Joyce El-Khoury et Luciano Ganci
La soirée applaudie avec enthousiasme nous offre la chance d’entendre pour la première fois Joyce El-Khoury, soprano libano-canadienne, et le ténor italien Luciano Ganci. Timbre lumineux pour elle, pianissimi angéliques, ligne de chant stylée, son Anna, tendre et digne, impose sa belle présence. Bien qu’éloignée par la mise en scène, elle porte avec émotion son grand air «Se come voi piccina » dont la fraîcheur florale s’ombre d’inquiétude. La scène finale corse sa voix vengeresse sans qu’elle perde en pureté. Le cri qui l’ouvre (« Roberto »), semble venir de l’au delà. Lui, ardent, généreux, délivre un chant soigné, maîtrisé, avec dans le timbre un soleil propre à dissiper les brumes du fantastique.
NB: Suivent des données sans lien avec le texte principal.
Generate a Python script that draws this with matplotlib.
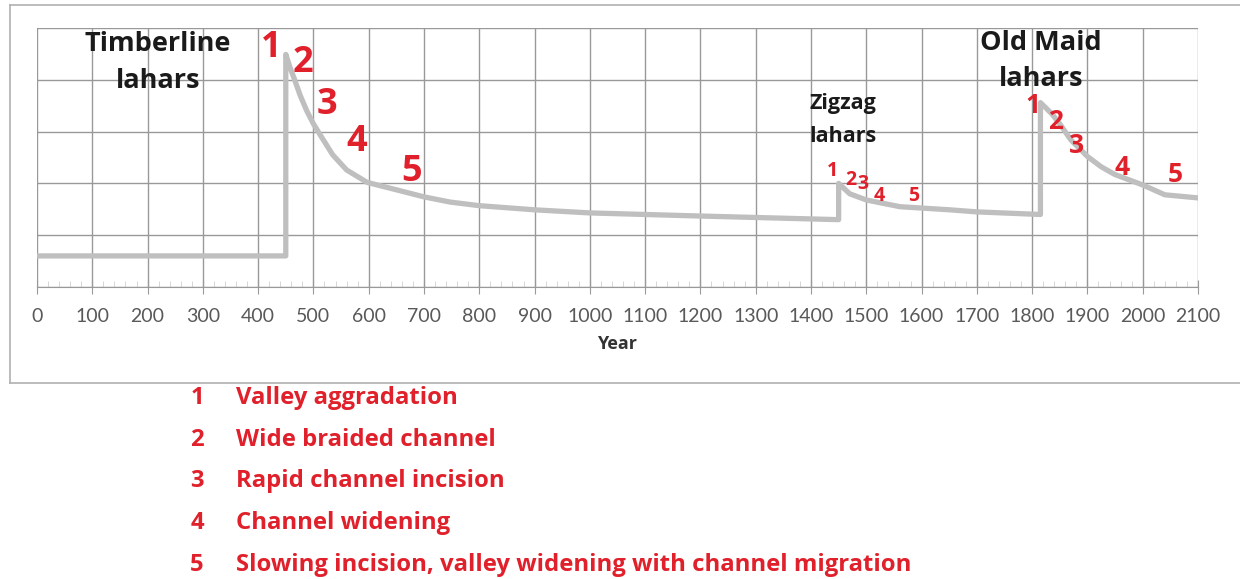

Le second acte si tendu le trouve à l’aise de bout en bout. «Torna ai felici di » fait rayonner le passé enfui, assombrit le douloureux présent avec une rare sûreté de ligne et de goût. D’Alexandre Duhamel, on connaît et on aime les Golaud, Escamillo et Zurga. On espère son Rigoletto, auquel ce rôle semble le préparer. Dans celui bref mais intense d’un autre père vengeur, la voix noble, généreuse et élégante du baryton français fait merveille, sobre et d’autant plus émouvante. L’invocation « Anima santa della figlia mia » est celle d’un tragédien accompli.
Délires théâtraux
Marie Lambert-Le Bihan élabore avec finesse une mise en espace qui refuse une représentation romantique des fantômes vengeurs. Parfois le placement et la déambulation des chanteurs égarent un peu les voix : la topographie et l’acoustique de la salle réservent bien des embûches. Mais la dramaturge sait éclairer des climats, concevoir des images : le halo de lumière que suit le père accablé, la danse lente et la tension des derniers instants sont de vrais moments d’émotion. Les versions concerts ainsi subtilement présentées supplantent sans difficulté certains délires théâtraux.